-- Begin DATA --
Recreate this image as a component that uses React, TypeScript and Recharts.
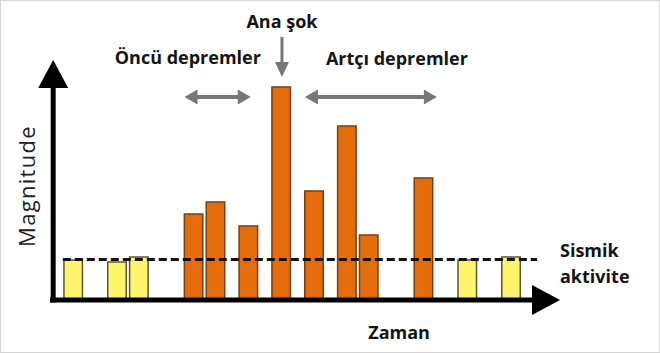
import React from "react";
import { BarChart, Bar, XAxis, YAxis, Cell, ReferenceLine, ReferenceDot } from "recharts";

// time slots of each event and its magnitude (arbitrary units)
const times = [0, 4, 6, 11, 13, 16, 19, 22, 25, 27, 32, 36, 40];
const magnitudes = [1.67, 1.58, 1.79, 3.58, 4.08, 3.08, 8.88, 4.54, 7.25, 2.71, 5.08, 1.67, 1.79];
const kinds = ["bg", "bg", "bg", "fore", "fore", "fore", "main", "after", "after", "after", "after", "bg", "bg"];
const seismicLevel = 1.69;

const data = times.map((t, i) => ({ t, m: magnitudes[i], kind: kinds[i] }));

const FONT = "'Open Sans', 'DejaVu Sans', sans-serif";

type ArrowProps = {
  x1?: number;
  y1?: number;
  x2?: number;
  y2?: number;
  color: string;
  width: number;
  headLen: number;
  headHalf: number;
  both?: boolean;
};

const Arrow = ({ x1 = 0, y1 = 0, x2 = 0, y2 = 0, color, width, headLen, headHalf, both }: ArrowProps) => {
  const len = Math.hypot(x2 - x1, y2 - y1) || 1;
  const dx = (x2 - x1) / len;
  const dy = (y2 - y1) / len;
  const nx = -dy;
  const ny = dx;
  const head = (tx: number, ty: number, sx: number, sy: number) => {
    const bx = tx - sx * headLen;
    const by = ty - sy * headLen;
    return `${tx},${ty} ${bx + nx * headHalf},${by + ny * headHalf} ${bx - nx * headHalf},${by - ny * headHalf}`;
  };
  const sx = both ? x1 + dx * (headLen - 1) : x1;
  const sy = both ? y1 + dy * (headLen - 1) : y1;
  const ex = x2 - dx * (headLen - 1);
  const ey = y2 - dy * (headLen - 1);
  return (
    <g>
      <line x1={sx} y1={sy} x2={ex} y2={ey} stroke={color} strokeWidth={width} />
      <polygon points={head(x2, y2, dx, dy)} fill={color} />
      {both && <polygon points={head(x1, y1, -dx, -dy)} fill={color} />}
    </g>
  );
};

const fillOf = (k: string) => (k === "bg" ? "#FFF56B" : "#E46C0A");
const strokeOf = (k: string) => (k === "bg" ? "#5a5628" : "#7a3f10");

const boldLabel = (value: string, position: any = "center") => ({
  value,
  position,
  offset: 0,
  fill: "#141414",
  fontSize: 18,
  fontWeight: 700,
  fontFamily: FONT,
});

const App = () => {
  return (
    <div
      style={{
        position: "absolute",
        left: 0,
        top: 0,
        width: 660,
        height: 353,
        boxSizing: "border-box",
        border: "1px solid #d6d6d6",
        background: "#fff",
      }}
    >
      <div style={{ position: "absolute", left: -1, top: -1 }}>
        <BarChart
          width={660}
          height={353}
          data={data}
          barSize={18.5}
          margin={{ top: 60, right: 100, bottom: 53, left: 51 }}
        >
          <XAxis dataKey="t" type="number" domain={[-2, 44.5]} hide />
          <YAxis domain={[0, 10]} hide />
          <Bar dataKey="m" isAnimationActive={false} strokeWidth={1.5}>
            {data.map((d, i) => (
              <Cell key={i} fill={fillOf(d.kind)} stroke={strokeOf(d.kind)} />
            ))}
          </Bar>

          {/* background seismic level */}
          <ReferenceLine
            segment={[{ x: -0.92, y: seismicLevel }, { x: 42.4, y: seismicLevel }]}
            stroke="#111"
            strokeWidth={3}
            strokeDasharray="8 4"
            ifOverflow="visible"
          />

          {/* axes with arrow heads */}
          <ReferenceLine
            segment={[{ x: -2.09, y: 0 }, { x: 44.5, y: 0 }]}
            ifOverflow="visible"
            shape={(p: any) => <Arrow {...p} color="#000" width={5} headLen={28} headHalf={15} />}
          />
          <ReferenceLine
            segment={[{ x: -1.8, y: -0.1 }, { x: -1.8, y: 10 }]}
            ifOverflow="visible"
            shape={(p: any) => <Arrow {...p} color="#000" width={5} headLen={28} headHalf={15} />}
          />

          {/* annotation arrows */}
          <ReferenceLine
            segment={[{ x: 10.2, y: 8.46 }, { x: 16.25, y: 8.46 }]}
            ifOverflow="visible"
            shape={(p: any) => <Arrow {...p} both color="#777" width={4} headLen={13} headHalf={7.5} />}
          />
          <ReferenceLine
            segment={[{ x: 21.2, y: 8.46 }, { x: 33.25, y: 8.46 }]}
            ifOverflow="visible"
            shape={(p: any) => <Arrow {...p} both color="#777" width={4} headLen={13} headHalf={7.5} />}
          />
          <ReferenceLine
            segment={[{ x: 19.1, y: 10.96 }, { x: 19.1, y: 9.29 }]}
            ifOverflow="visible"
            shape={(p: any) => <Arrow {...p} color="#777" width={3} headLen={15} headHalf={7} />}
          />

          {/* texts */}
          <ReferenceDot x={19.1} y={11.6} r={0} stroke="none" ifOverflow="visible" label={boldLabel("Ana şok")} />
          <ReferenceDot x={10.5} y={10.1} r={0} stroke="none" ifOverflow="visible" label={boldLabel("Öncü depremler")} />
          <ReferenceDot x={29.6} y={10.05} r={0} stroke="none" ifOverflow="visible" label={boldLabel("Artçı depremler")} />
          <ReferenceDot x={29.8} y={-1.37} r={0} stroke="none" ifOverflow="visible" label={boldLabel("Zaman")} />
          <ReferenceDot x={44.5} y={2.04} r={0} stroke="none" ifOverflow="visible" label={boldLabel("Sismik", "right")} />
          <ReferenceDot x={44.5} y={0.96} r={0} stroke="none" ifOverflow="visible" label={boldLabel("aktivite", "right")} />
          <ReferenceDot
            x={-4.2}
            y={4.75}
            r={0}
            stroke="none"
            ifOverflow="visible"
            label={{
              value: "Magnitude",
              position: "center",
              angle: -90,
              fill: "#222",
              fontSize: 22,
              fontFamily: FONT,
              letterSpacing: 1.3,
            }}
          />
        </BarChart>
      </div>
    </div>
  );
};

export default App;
-- End DATA --
-- Begin DATA --
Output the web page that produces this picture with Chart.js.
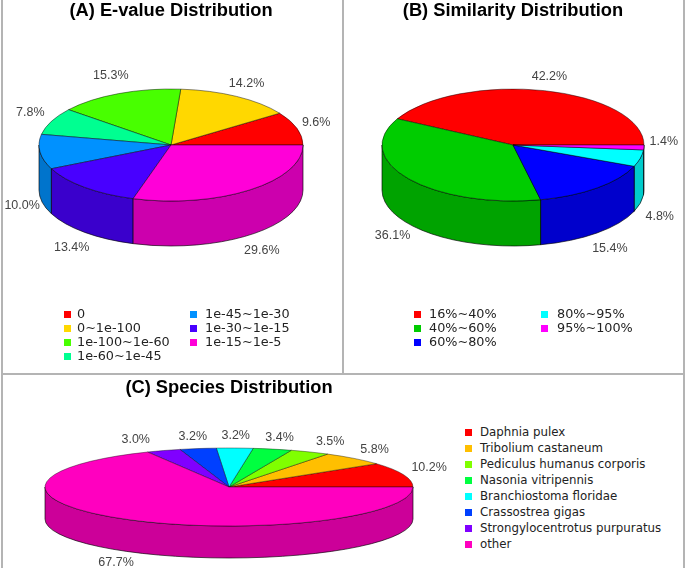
-- End DATA --
Repeat exactly the lines above, from the line that contains "Recreate this image" down through the line that contains "Cell, ReferenceLine, ReferenceDot". Include both of those lines and none of the pictures.

Recreate this image as a component that uses React, TypeScript and Recharts.
import React from "react";
import { BarChart, Bar, XAxis, YAxis, Cell, ReferenceLine, ReferenceDot } from "recharts";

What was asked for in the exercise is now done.